Menonton The Creator membuat saya tersentil dan berpikir kalau manusia bisa jadi makhluk paling jahat di alam semesta. Sedikit saja dunia tak berjalan sesuai keinginannya, mereka bisa menghalalkan segala cara termasuk membunuh. Ada salah satu potongan dialog yang paling berkesan yang kurang lebih berbunyi seperti ini:

Pasukan AS: mengapa kalian begitu melindungi para AI?

Warga Asia Baru: mereka memang cuma AI, tetapi mereka memperlakukan kami lebih baik daripada kalian!

Dalam beberapa adegan, Maya juga beberapa kali bercerita kepada Joshua bahwa ia tumbuh besar dengan asuhan para AI karena keluarga aslinya telah tiada. Hal ini kontra dengan anggapan yang dipercayai masyarakat bahwa teknologi tidak memiliki perasaan sebagaimana para manusia. Akankah perkembangan teknologi di masa depan benar-benar secanggih itu sampai mereka bisa lebih humanis daripada manusia itu sendiri? 

"Penentuan waktu peluncuran film ini sungguh istimewa. Walaupun kami telah mengembangkan film ini selama bertahun-tahum, film ini dirilis pada saat yang sangat menarik. Dunia kita sedang dihadapkan dengan berbagai isu dan pertanyaan yang ingin kamu kami bahas melalui film ini–seperti makna menjadi manusia, apakah AI bisa memiliki kesadaran, dan perbedaan etika antara AI dan manusia. Menurut saya, eksplorasi pertanyaan-pertanyaan ini adalah kontribusi terpenting yang dapt diberikan oleh fiksi ilmiah," kata sutradara sekaligus co-writer The Creator, Gareth Edwards.

Elemen Indonesia dalam The Creator

20th Century Studios

The Creator menyelipkan elemen Indonesia berbentuk lagu di tengah-tengah cerita. Setidaknya ada tiga judul tembang dari band rock 70-an, Golden Wing, yaitu "Hanny", "Kasih Suci", dan "Hari yang Mulya". Perlu diingat kembali, latar lokasi film ini adalah Asia Baru. Tim produksi sampai melakukan riset ke 80 lokasi yang berlokasi di delapan negara, yaitu Thailand, Vietnam, Kamboja, Nepal, Jepang, Indonesia, Inggris (di luar Pinewood Studios London), dan Amerika Serikat (Los Angeles) agar ceritanya tetap autentik.
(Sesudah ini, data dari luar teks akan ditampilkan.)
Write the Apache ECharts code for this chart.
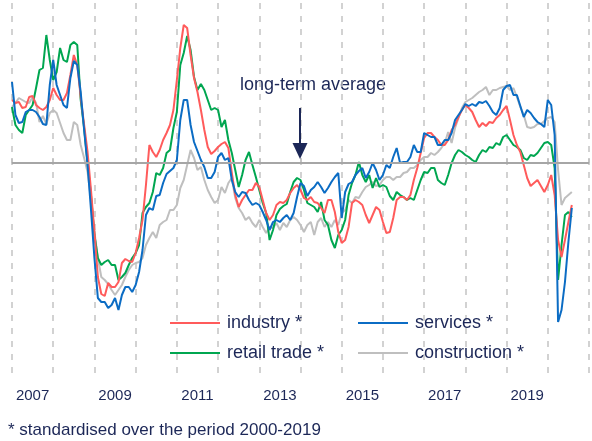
<!DOCTYPE html>
<html>
<head>
<meta charset="utf-8">
<script src="https://cdn.jsdelivr.net/npm/echarts@6/dist/echarts.min.js"></script>
<style>
html,body{margin:0;padding:0;background:#fff;}
#chart{width:592px;height:441px;}
</style>
</head>
<body>
<div id="chart"></div>
<script>
// Monthly categories Jan 2007 .. Jan 2021
const months = [];
for (let y = 2007; y <= 2021; y++) {
  for (let m = 1; m <= 12; m++) {
    if (y === 2021 && m > 1) break;
    months.push(y + '-' + String(m).padStart(2, '0'));
  }
}
const years = ['2007','2008','2009','2010','2011','2012','2013','2014','2015','2016','2017','2018','2019','2020'];

// Standardised confidence indicators (long-term average = 0), Jan 2007 .. Aug 2020
const industry = [
  1.26,1.20,1.22,1.10,1.12,1.32,1.34,1.16,1.10,1.06,1.12,1.26,
  1.50,1.36,1.26,1.26,1.40,1.76,2.16,1.96,1.32,0.76,0.22,-0.54,
  -1.38,-2.28,-2.62,-2.66,-2.40,-2.48,-2.48,-2.38,-2.00,-1.92,-1.96,-1.98,
  -1.80,-1.50,-1.14,-0.44,0.36,0.22,0.12,0.26,0.46,0.60,0.76,1.06,
  1.66,2.30,2.76,2.70,2.16,1.70,1.42,1.06,0.66,0.32,0.18,0.24,
  0.32,0.38,0.42,0.30,-0.20,-0.64,-0.88,-0.74,-0.64,-0.54,-0.54,-0.40,
  -0.48,-0.74,-1.00,-1.14,-1.04,-0.84,-0.78,-0.80,-0.74,-0.60,-0.50,-0.44,
  -0.54,-0.70,-0.74,-0.68,-0.78,-0.80,-0.90,-1.00,-0.74,-0.74,-0.98,-1.38,
  -1.60,-1.54,-1.28,-0.80,-0.74,-0.78,-0.84,-1.04,-1.20,-1.04,-0.88,-0.94,
  -1.18,-1.40,-1.38,-1.10,-0.74,-0.68,-0.68,-0.74,-0.64,-0.34,-0.10,0.20,
  0.50,0.60,0.60,0.52,0.46,0.36,0.36,0.46,0.66,0.76,0.92,1.06,
  1.16,1.10,1.02,0.86,0.72,0.80,0.74,0.82,0.80,0.90,0.96,1.06,
  1.14,0.86,0.56,0.36,0.22,-0.04,-0.30,-0.46,-0.40,-0.34,-0.46,-0.58,
  -0.44,-0.24,-0.64,-1.54,-1.88,-1.54,-1.18,-0.84
];
const services = [
  1.62,0.96,0.80,0.82,1.02,1.06,1.06,1.02,0.92,0.78,0.76,1.56,
  2.06,1.56,1.36,1.16,1.10,1.70,2.04,1.96,1.42,0.66,-0.04,-0.94,
  -1.90,-2.70,-2.78,-2.78,-2.90,-2.84,-2.70,-2.94,-2.64,-2.48,-2.48,-2.58,
  -2.44,-2.18,-1.74,-1.04,-0.90,-0.94,-0.66,-0.64,-0.40,-0.22,-0.16,-0.10,
  0.06,0.86,1.26,1.26,0.76,0.42,0.24,0.06,-0.08,-0.30,-0.30,-0.18,
  0.12,0.20,0.06,0.10,-0.34,-0.58,-0.68,-0.58,-0.60,-0.74,-0.84,-0.80,
  -0.84,-0.98,-1.14,-1.34,-1.18,-1.14,-1.18,-1.10,-1.04,-1.14,-1.00,-0.68,
  -0.40,-0.46,-0.66,-0.54,-0.48,-0.38,-0.48,-0.60,-0.50,-0.38,-0.28,-0.20,
  -1.10,-0.58,-0.42,-0.38,-0.24,-0.16,-0.10,-0.30,-0.18,0.00,-0.14,-0.34,
  -0.24,-0.04,-0.10,0.12,0.30,0.00,0.02,0.02,0.12,0.36,0.22,0.22,
  0.60,0.56,0.52,0.52,0.36,0.36,0.46,0.46,0.60,0.86,0.96,1.06,
  1.18,1.14,1.18,1.14,1.22,1.20,1.24,1.14,1.02,0.96,1.10,1.46,
  1.54,1.56,1.36,1.36,1.14,0.92,1.06,1.00,0.90,0.82,0.78,0.72,
  1.26,1.16,0.56,-3.18,-2.94,-2.38,-1.58,-0.90
];
const retail = [
  1.12,0.76,0.66,0.60,0.96,1.06,1.16,1.50,1.86,1.90,2.56,2.06,
  1.66,1.82,2.30,2.06,2.02,2.36,2.42,2.36,1.26,0.70,0.00,-0.64,
  -1.44,-1.90,-2.04,-1.98,-1.94,-2.04,-2.04,-2.34,-2.28,-2.20,-2.04,-1.90,
  -1.80,-1.64,-1.00,-0.88,-0.80,-0.58,-0.20,-0.24,-0.10,0.20,0.26,0.70,
  1.02,1.96,2.20,2.54,2.26,1.72,1.46,1.58,1.46,1.26,1.06,1.10,
  1.06,0.72,0.86,0.46,0.20,-0.14,-0.48,-0.24,0.06,0.22,-0.04,-0.28,
  -0.54,-0.80,-1.00,-1.54,-1.34,-1.04,-0.92,-0.86,-0.82,-0.58,-0.38,-0.30,
  -0.34,-0.54,-0.80,-0.84,-0.88,-0.98,-0.78,-1.14,-1.24,-1.54,-1.70,-1.44,
  -1.34,-1.14,-0.64,-0.40,-0.24,0.02,-0.24,-0.38,-0.24,-0.50,-0.30,-0.48,
  -0.44,-0.48,-0.66,-0.74,-0.58,-0.64,-0.68,-0.74,-0.70,-0.74,-0.54,-0.34,
  -0.18,-0.20,-0.10,-0.10,-0.34,-0.40,-0.44,-0.24,0.00,0.16,0.26,0.22,
  0.16,0.12,0.06,0.02,0.16,0.26,0.22,0.32,0.30,0.40,0.36,0.52,
  0.56,0.46,0.36,0.32,0.26,0.10,0.06,0.16,0.14,0.20,0.30,0.40,
  0.42,0.36,-0.10,-2.34,-1.64,-1.04,-0.98,-1.08
];
const construction = [
  1.12,1.20,1.30,1.26,1.22,1.20,1.32,1.20,0.82,0.94,0.78,1.00,
  1.06,1.00,0.80,0.60,0.46,0.46,0.82,0.76,0.36,0.10,-0.18,-0.74,
  -1.38,-1.90,-2.28,-2.34,-2.42,-2.54,-2.64,-2.54,-2.44,-2.28,-2.14,-2.04,
  -2.00,-1.98,-1.90,-1.64,-1.50,-1.38,-1.50,-1.24,-1.18,-1.14,-0.94,-0.94,
  -0.84,-0.50,-0.34,-0.04,0.26,0.10,-0.14,-0.08,-0.34,-0.54,-0.68,-0.80,
  -0.74,-0.48,-0.60,-0.40,-0.30,-0.70,-0.90,-1.00,-1.14,-1.08,-1.20,-1.28,
  -1.14,-1.28,-1.40,-1.28,-1.30,-1.20,-1.34,-1.20,-1.28,-1.14,-1.08,-1.14,
  -1.24,-1.38,-1.24,-1.18,-1.44,-1.18,-1.10,-1.28,-1.18,-1.28,-1.14,-1.24,
  -1.00,-0.94,-0.74,-0.80,-0.68,-0.70,-0.58,-0.48,-0.44,-0.38,-0.46,-0.44,
  -0.34,-0.28,-0.28,-0.34,-0.28,-0.28,-0.20,-0.18,-0.10,-0.10,-0.04,0.06,
  0.12,0.12,0.20,0.16,0.22,0.30,0.40,0.62,0.40,0.70,0.90,1.10,
  1.22,1.26,1.30,1.36,1.42,1.46,1.52,1.36,1.46,1.46,1.50,1.52,
  1.54,1.46,1.50,1.32,1.12,0.96,0.72,0.70,0.72,0.78,0.78,0.84,
  0.90,0.92,0.82,-0.14,-0.84,-0.70,-0.64,-0.58
];
const longTermAverage = 0;

const NAVY = '#1c2757';
const FONT = '"Liberation Sans", Arial, sans-serif';

const chart = echarts.init(document.getElementById('chart'), null, {renderer: 'canvas'});

function lineSeries(name, data, color) {
  return {
    name: name, type: 'line', data: data, symbol: 'none', smooth: false,
    lineStyle: {color: color, width: 2}, itemStyle: {color: color},
    emphasis: {disabled: true}
  };
}

const sConstruction = lineSeries('construction *', construction, '#bfbfbf');
sConstruction.markLine = {
  silent: true, symbol: 'none', label: {show: false},
  lineStyle: {color: '#a6a6a6', width: 2, type: 'solid'},
  data: [{yAxis: longTermAverage}]
};

const option = {
  animation: false,
  backgroundColor: '#ffffff',
  grid: {left: 12, right: 3, top: 3, bottom: 68, containLabel: false},
  xAxis: [
    {
      type: 'category', data: months, boundaryGap: false,
      axisLine: {show: true, lineStyle: {color: '#bfbfbf', width: 1.5}},
      axisTick: {show: true, inside: true, interval: 11, length: 5, lineStyle: {color: '#bfbfbf', width: 1.5}},
      axisLabel: {show: false},
      splitLine: {show: true, interval: 11, lineStyle: {color: '#c4c4c4', width: 1.5, type: [6, 7]}}
    },
    {
      type: 'category', data: years, boundaryGap: true, position: 'bottom',
      axisLine: {show: false}, axisTick: {show: false}, splitLine: {show: false},
      axisLabel: {interval: 1, color: NAVY, fontSize: 15, margin: 15, fontFamily: FONT}
    }
  ],
  yAxis: {type: 'value', min: -4.2, max: 3.2, show: false},
  legend: [
    {
      data: ['industry *', 'retail trade *'], orient: 'vertical',
      left: 165, top: 309, itemWidth: 50, itemHeight: 2, itemGap: 12, icon: 'rect',
      textStyle: {color: NAVY, fontSize: 18, fontFamily: FONT, padding: [0, 0, 0, 2]},
      selectedMode: false
    },
    {
      data: ['services *', 'construction *'], orient: 'vertical',
      left: 353, top: 309, itemWidth: 50, itemHeight: 2, itemGap: 12, icon: 'rect',
      textStyle: {color: NAVY, fontSize: 18, fontFamily: FONT, padding: [0, 0, 0, 2]},
      selectedMode: false
    }
  ],
  series: [
    sConstruction,
    lineSeries('retail trade *', retail, '#00a650'),
    lineSeries('industry *', industry, '#ff5b5b'),
    lineSeries('services *', services, '#0b6cc4')
  ],
  graphic: [
    {type: 'text', left: 240, top: 76, silent: true,
     style: {text: 'long-term average', fill: NAVY, font: '18px ' + FONT}},
    {type: 'polygon', silent: true, z: 100,
     shape: {points: [[299, 108], [301, 108], [301, 143], [307.5, 143], [300, 159], [292.5, 143], [299, 143]]},
     style: {fill: NAVY}},
    {type: 'text', left: 8, top: 422, silent: true,
     style: {text: '* standardised over the period 2000-2019', fill: NAVY, font: '17px ' + FONT}}
  ]
};
chart.setOption(option);
</script>
</body>
</html>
Hal menarik lain tentang film ini adalah proses produksinya yang menggunakan teknik Reverse Engineering, seperti yang dilakukan Gareth Edwards dalam film yang pertama kali disutradarainya pada 2010, Monsters. Alih-alih merancang film sampai matang terlebih dahulu, tim produksi The Creator justru melakukan pengambilan gambar tanpa latar belakang. Metode seperti ini dinilai lebih efektif karena film ini juga sampai memiliki empat babak penceritaan.

The Creator sudah tayang di bioskop mulai 27 September. Yuk, jadi saksi gambaran masa depan dengan konflik rumit antara manusia dan teknologi AI, Bela!